DATA EXTRACT

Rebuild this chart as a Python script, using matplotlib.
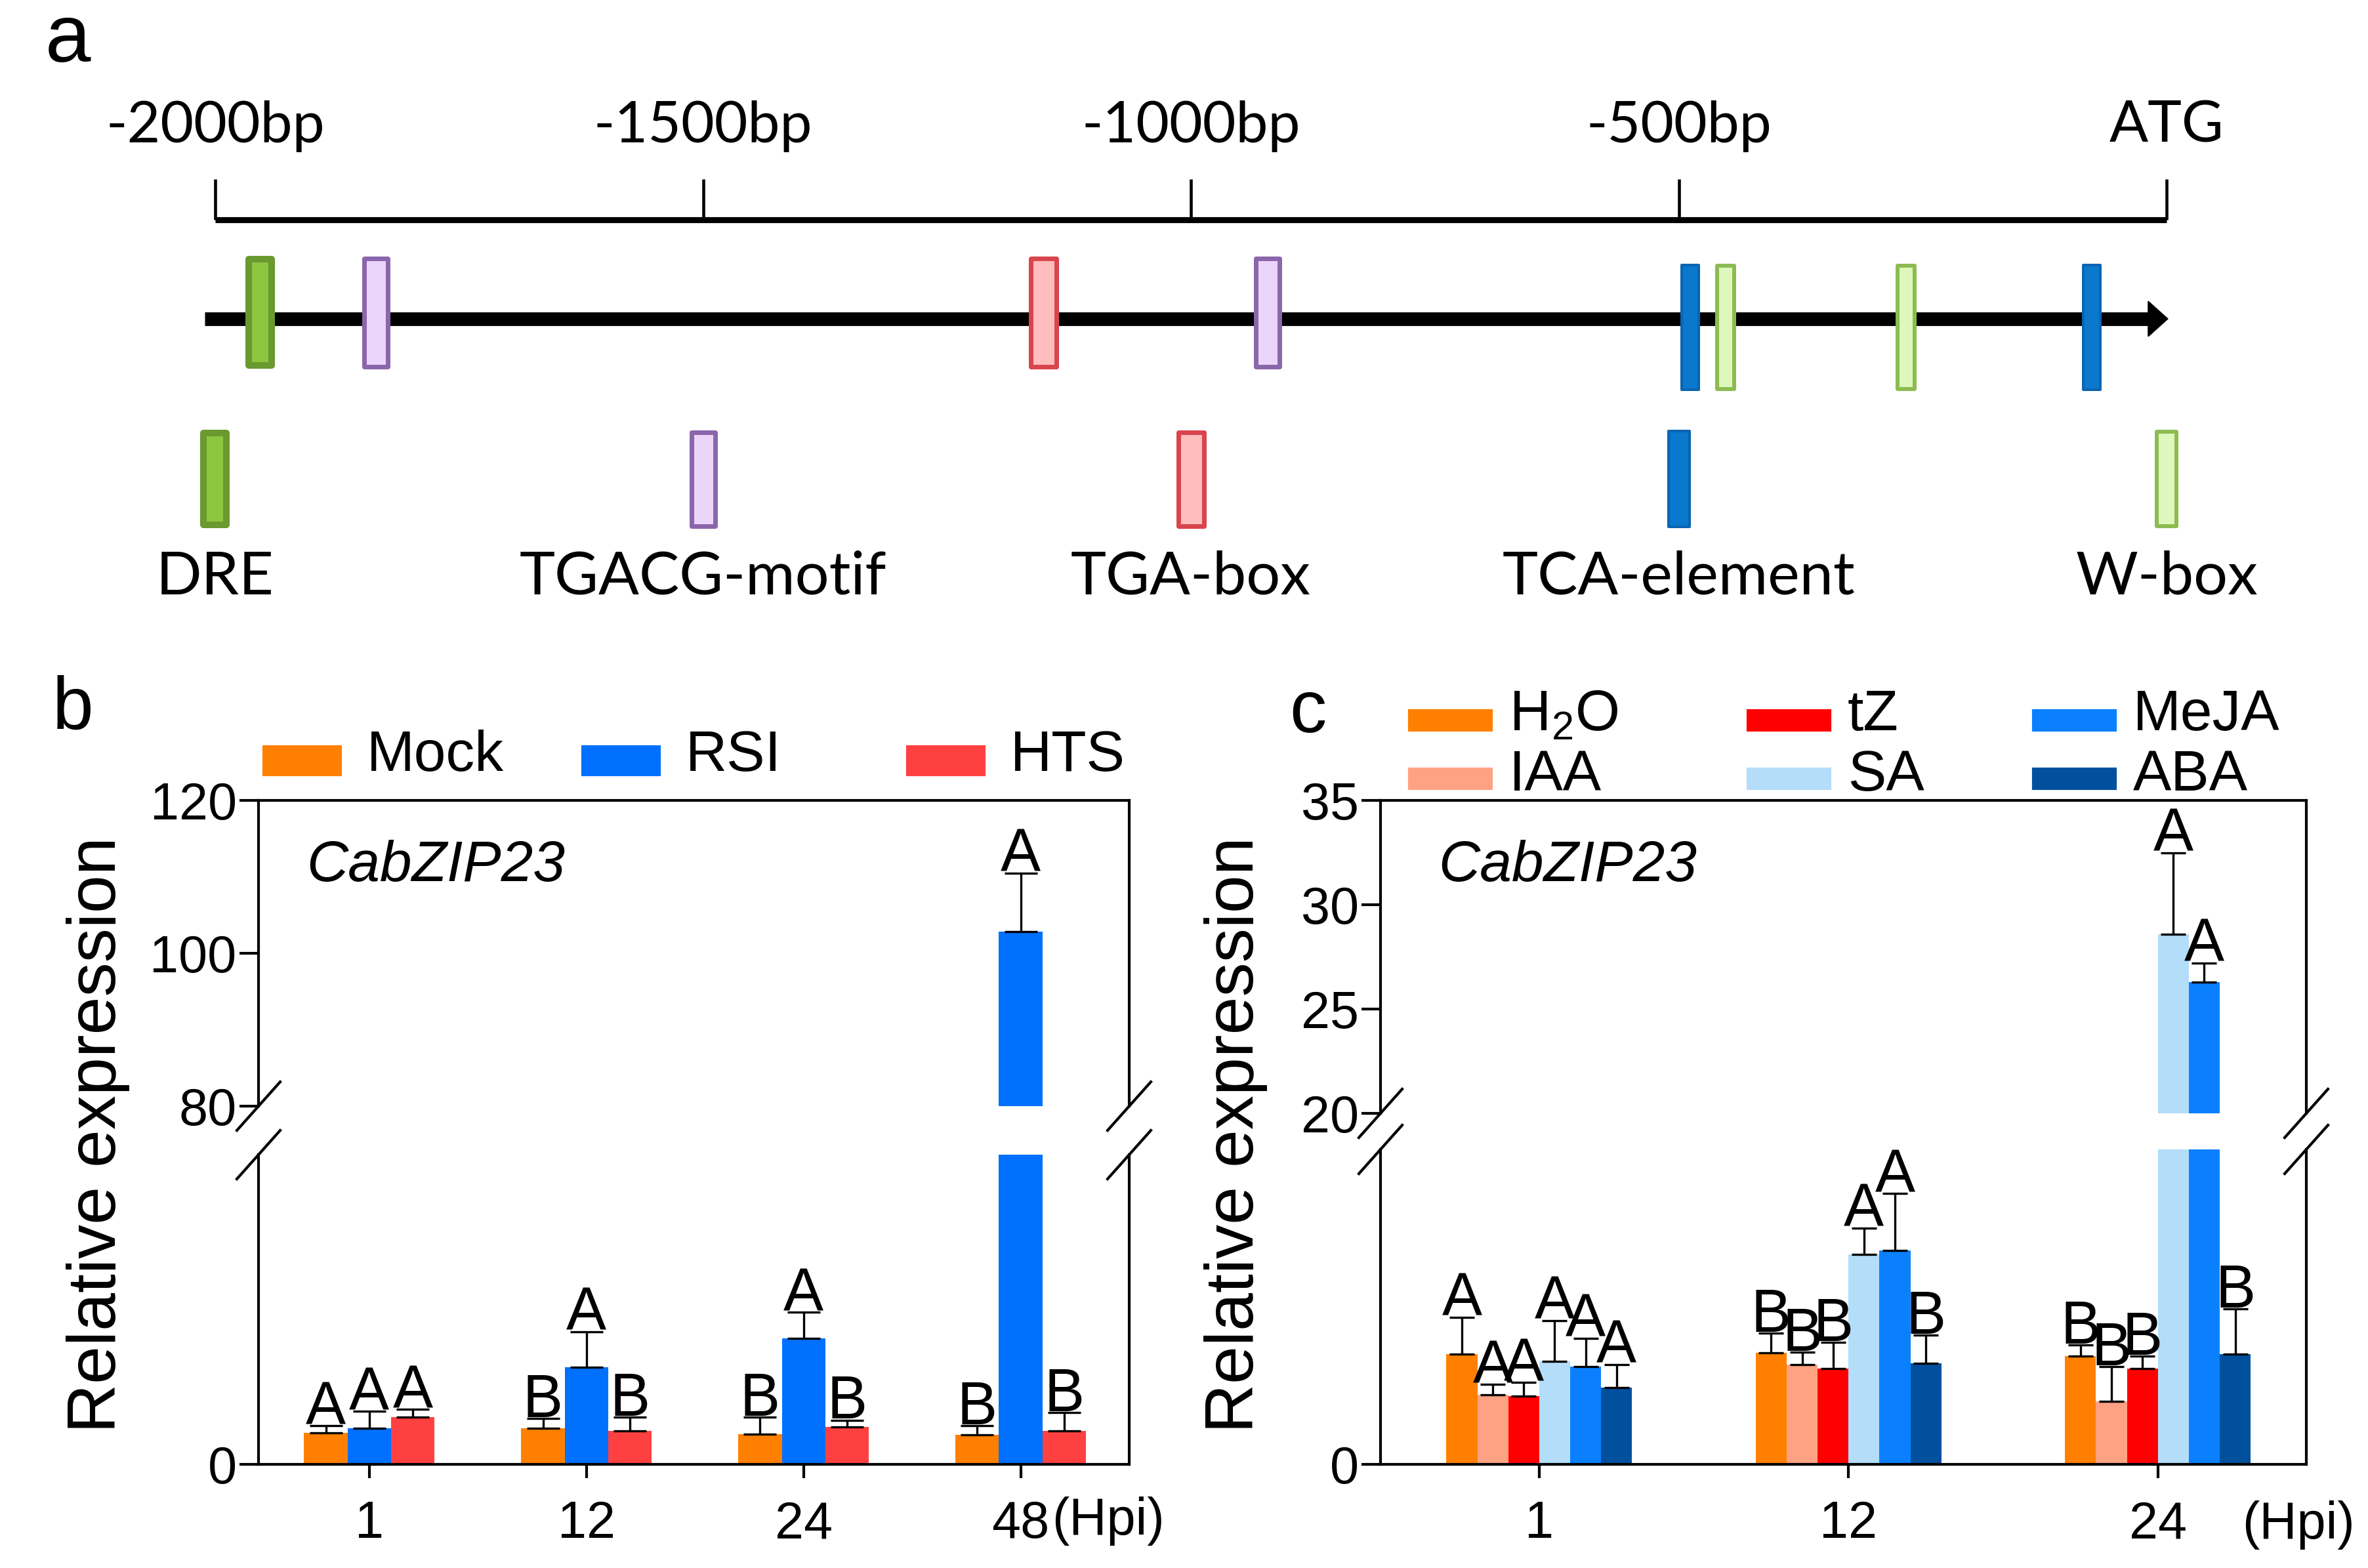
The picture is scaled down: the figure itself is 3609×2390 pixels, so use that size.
"""Promoter cis-elements of CabZIP23 and its relative expression (panels a-c)."""

import matplotlib
matplotlib.use("Agg")
import matplotlib.pyplot as plt
import numpy as np
from matplotlib.patches import Rectangle

plt.rcParams["font.family"] = ["Liberation Sans", "DejaVu Sans"]
plt.rcParams["mathtext.fontset"] = "custom"
plt.rcParams["mathtext.rm"] = "Liberation Sans"

W, H, DPI = 3609, 2390, 300

# ---- panel a: promoter map (bp upstream of ATG)
scale_ticks = [-2000, -1500, -1000, -500, 0]
scale_labels = ["-2000bp", "-1500bp", "-1000bp", "-500bp", "ATG"]
element_pos = [-1954, -1835, -1151, -921, -488, -452, -267, -77]
element_kind = ["DRE", "TGACG-motif", "TGA-box", "TGACG-motif",
                "TCA-element", "W-box", "W-box", "TCA-element"]
legend_kinds = ["DRE", "TGACG-motif", "TGA-box", "TCA-element", "W-box"]

# ---- panel b: RSI / HTS time course
b_times = ["1", "12", "24", "48"]
b_series = ["Mock", "RSI", "HTS"]
b_mean = {
    "Mock": [1.01, 1.16, 0.97, 0.95],
    "RSI": [1.16, 3.14, 4.06, 102.8],
    "HTS": [1.52, 1.07, 1.20, 1.07],
}
b_sd = {
    "Mock": [0.23, 0.33, 0.55, 0.29],
    "RSI": [0.55, 1.15, 0.85, 7.7],
    "HTS": [0.25, 0.45, 0.23, 0.61],
}
b_letters = {
    "Mock": ["A", "B", "B", "B"],
    "RSI": ["A", "A", "A", "A"],
    "HTS": ["A", "B", "B", "B"],
}

# ---- panel c: hormone treatments
c_times = ["1", "12", "24"]
c_series = ["H2O", "IAA", "tZ", "SA", "MeJA", "ABA"]
c_mean = {
    "H2O": [1.05, 1.06, 1.03],
    "IAA": [0.66, 0.95, 0.60],
    "tZ": [0.65, 0.91, 0.91],
    "SA": [0.98, 2.00, 28.6],
    "MeJA": [0.93, 2.04, 26.3],
    "ABA": [0.73, 0.96, 1.05],
}
c_sd = {
    "H2O": [0.35, 0.19, 0.11],
    "IAA": [0.10, 0.12, 0.33],
    "tZ": [0.13, 0.25, 0.12],
    "SA": [0.39, 0.25, 3.9],
    "MeJA": [0.27, 0.54, 0.9],
    "ABA": [0.22, 0.27, 0.43],
}
c_letters = {
    "H2O": ["A", "B", "B"],
    "IAA": ["A", "B", "B"],
    "tZ": ["A", "B", "B"],
    "SA": ["A", "A", "A"],
    "MeJA": ["A", "A", "A"],
    "ABA": ["A", "B", "B"],
}

B_COLORS = {"Mock": "#FF8000", "RSI": "#0070FF", "HTS": "#FF4040"}
C_COLORS = {"H2O": "#FF8000", "IAA": "#FFA283", "tZ": "#FF0000",
            "SA": "#B3DDF9", "MeJA": "#0A80FF", "ABA": "#00509E"}
C_LABELS = {"H2O": r"H$_{\rm 2}$O"}

ELEMENT_STYLE = {
    # width (px), top, bottom (px), face, edge, edge width (px)
    "DRE": (45, 390, 562, "#8DC63F", "#6A992F", 10),
    "TGACG-motif": (43, 390, 562, "#EBD5FA", "#8B66AC", 7),
    "TGA-box": (46, 390, 562, "#FFBDBD", "#D8454C", 7),
    "TCA-element": (30, 402, 596, "#0A78CC", "#0B65B0", 4),
    "W-box": (32, 402, 596, "#DDF7BD", "#8DBB52", 6),
}

PX_PER_BP = (3302 - 328) / 2000.0


def px2pt(px):
    return px * 72.0 / DPI


def fig_rect(x0, y0, x1, y1):
    return [x0 / W, 1 - y1 / H, (x1 - x0) / W, (y1 - y0) / H]


def fig_xy(x, y):
    return x / W, 1 - y / H


def draw_promoter(fig):
    ax = fig.add_axes([0, 1 - 950 / H, 1, 950 / H])
    ax.set_xlim(-2000 - 328 / PX_PER_BP, -2000 + (W - 328) / PX_PER_BP)
    ax.set_ylim(950, 0)
    ax.axis("off")

    ax.plot([scale_ticks[0], scale_ticks[-1]], [335, 335], color="k", lw=2.2,
            solid_capstyle="butt")
    ax.vlines(scale_ticks, 273, 335, color="k", lw=1.1)
    for x, lab in zip(scale_ticks, scale_labels):
        ax.text(x, 192, lab, ha="center", va="center", fontsize=21, family="Lato")

    ax.plot([-2011, -18], [486, 486], color="k", lw=5.0, solid_capstyle="butt")
    ax.annotate("", xy=(2, 486), xytext=(-22, 486),
                arrowprops=dict(arrowstyle="-|>,head_length=0.5,head_width=0.45",
                                mutation_scale=14, color="k", lw=0.5,
                                shrinkA=0, shrinkB=0))

    for pos, kind in zip(element_pos, element_kind):
        w, top, bot, face, edge, ew = ELEMENT_STYLE[kind]
        wd = (w - ew) / PX_PER_BP
        ax.add_patch(Rectangle((pos - wd / 2, top + ew / 2), wd, bot - top - ew,
                               facecolor=face, edgecolor=edge, lw=px2pt(ew),
                               joinstyle="round", zorder=3))

    for x, kind in zip(scale_ticks, legend_kinds):
        w, _, _, face, edge, ew = ELEMENT_STYLE[kind]
        w = max(w, 36) if kind != "DRE" else w
        wd = (w - ew) / PX_PER_BP
        ax.add_patch(Rectangle((x - wd / 2, 655 + ew / 2), wd, 150 - ew,
                               facecolor=face, edgecolor=edge, lw=px2pt(ew),
                               joinstyle="round", zorder=3))
        ax.text(x, 880, kind, ha="center", va="center", fontsize=22, family="Lato")


def break_marks(ax, at_bottom, wpx, hpx):
    dx, dy = 33 / wpx, 37 / hpx
    y = 0 if at_bottom else 1
    for x in (0, 1):
        ax.plot([x - dx, x + dx], [y - dy, y + dy], transform=ax.transAxes,
                color="k", lw=1.0, clip_on=False)


def draw_broken_bars(fig, box, times, series, means, sds, letters, colors,
                     lower_max, upper_lim, upper_ticks, width, xlim, capsize):
    x0, y_top, x1, y_ub, y_lt, y_bot = box
    ax_up = fig.add_axes(fig_rect(x0, y_top, x1, y_ub))
    ax_lo = fig.add_axes(fig_rect(x0, y_lt, x1, y_bot))
    n = len(series)
    xs = np.arange(len(times))
    for ax in (ax_up, ax_lo):
        for i, s in enumerate(series):
            xi = xs + (i - (n - 1) / 2) * width
            ax.bar(xi, means[s], width, color=colors[s], zorder=2)
            ax.errorbar(xi, means[s], yerr=[np.zeros(len(xs)), sds[s]], fmt="none",
                        ecolor="k", elinewidth=0.8, capsize=capsize, capthick=0.8,
                        zorder=3)
        ax.set_xlim(*xlim)
        for sp in ax.spines.values():
            sp.set_linewidth(1.0)
        ax.tick_params(axis="y", direction="out", length=7, width=1.0,
                       labelsize=19, pad=1)
    ax_up.set_ylim(*upper_lim)
    ax_lo.set_ylim(0, lower_max)
    ax_up.set_yticks(upper_ticks)
    ax_lo.set_yticks([0])
    ax_up.spines["bottom"].set_visible(False)
    ax_lo.spines["top"].set_visible(False)
    ax_up.set_xticks([])
    ax_lo.set_xticks(xs)
    ax_lo.set_xticklabels(times)
    ax_lo.tick_params(axis="x", direction="out", length=5, width=1.0,
                      labelsize=19, pad=8)

    for i, s in enumerate(series):
        for j in range(len(xs)):
            xi = xs[j] + (i - (n - 1) / 2) * width
            top = means[s][j] + sds[s][j]
            ax = ax_up if top > lower_max else ax_lo
            ax.annotate(letters[s][j], (xi, top), xytext=(0, 0.5),
                        textcoords="offset points", ha="center", va="baseline",
                        fontsize=22)

    break_marks(ax_up, True, x1 - x0, y_ub - y_top)
    break_marks(ax_lo, False, x1 - x0, y_bot - y_lt)
    return ax_up, ax_lo


def main():
    fig = plt.figure(figsize=(W / DPI, H / DPI), dpi=DPI)

    fig.text(*fig_xy(104, 62), "a", fontsize=30, ha="center", va="center")
    draw_promoter(fig)

    # panel b
    fig.text(*fig_xy(111, 1082), "b", fontsize=27, ha="center", va="center")
    draw_broken_bars(fig, (394, 1220, 1721, 1686, 1760, 2232), b_times, b_series,
                     b_mean, b_sd, b_letters, B_COLORS, lower_max=10,
                     upper_lim=(80, 120), upper_ticks=[80, 100, 120], width=0.2,
                     xlim=(-0.51, 3.5), capsize=6)
    fig.text(*fig_xy(1603, 2319), "(Hpi)", fontsize=19, ha="left", va="center")
    fig.text(*fig_xy(150, 1730), "Relative expression", fontsize=25,
             rotation=90, ha="center", va="center")
    fig.text(*fig_xy(467, 1320), "CabZIP23", fontsize=21, style="italic",
             ha="left", va="center")
    for s, x in zip(b_series, [402, 888, 1383]):
        fig.add_artist(Rectangle(fig_xy(x, 1181), 117 / W, 43 / H,
                                 transform=fig.transFigure, color=B_COLORS[s]))
        fig.text(*fig_xy(x + 157, 1152), s, fontsize=21, ha="left", va="center")

    # panel c
    fig.text(*fig_xy(1993, 1087), "c", fontsize=27, ha="center", va="center")
    draw_broken_bars(fig, (2104, 1220, 3515, 1697, 1752, 2232), c_times, c_series,
                     c_mean, c_sd, c_letters, C_COLORS, lower_max=3,
                     upper_lim=(20, 35), upper_ticks=[20, 25, 30, 35], width=0.1,
                     xlim=(-0.513, 2.48), capsize=4.5)
    fig.text(*fig_xy(3417, 2324), "(Hpi)", fontsize=19, ha="left", va="center")
    fig.text(*fig_xy(1884, 1730), "Relative expression", fontsize=25,
             rotation=90, ha="center", va="center")
    fig.text(*fig_xy(2192, 1320), "CabZIP23", fontsize=21, style="italic",
             ha="left", va="center")
    cols = [2148, 2664, 3099]
    rows = [(1083, 1091), (1172, 1183)]
    for k, s in enumerate(c_series):
        x = cols[k // 2]
        py, ty = rows[k % 2]
        fig.add_artist(Rectangle(fig_xy(x, py + 30), 125 / W, 30 / H,
                                 transform=fig.transFigure, color=C_COLORS[s]))
        fig.text(*fig_xy(x + 152, ty), C_LABELS.get(s, s), fontsize=21,
                 ha="left", va="center")

    fig.savefig("out.png", dpi=DPI)
    plt.close(fig)


if __name__ == "__main__":
    main()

EXERCISE TASK
Give again, word for word, the lines starting at the line that has "The picture is" and ending at the line that has "from matplotlib.patches import Rectangle", with both of those lines included and nothing else.

SOLUTION TO THE PROBLEM
The picture is scaled down: the figure itself is 3609×2390 pixels, so use that size.
"""Promoter cis-elements of CabZIP23 and its relative expression (panels a-c)."""

import matplotlib
matplotlib.use("Agg")
import matplotlib.pyplot as plt
import numpy as np
from matplotlib.patches import Rectangle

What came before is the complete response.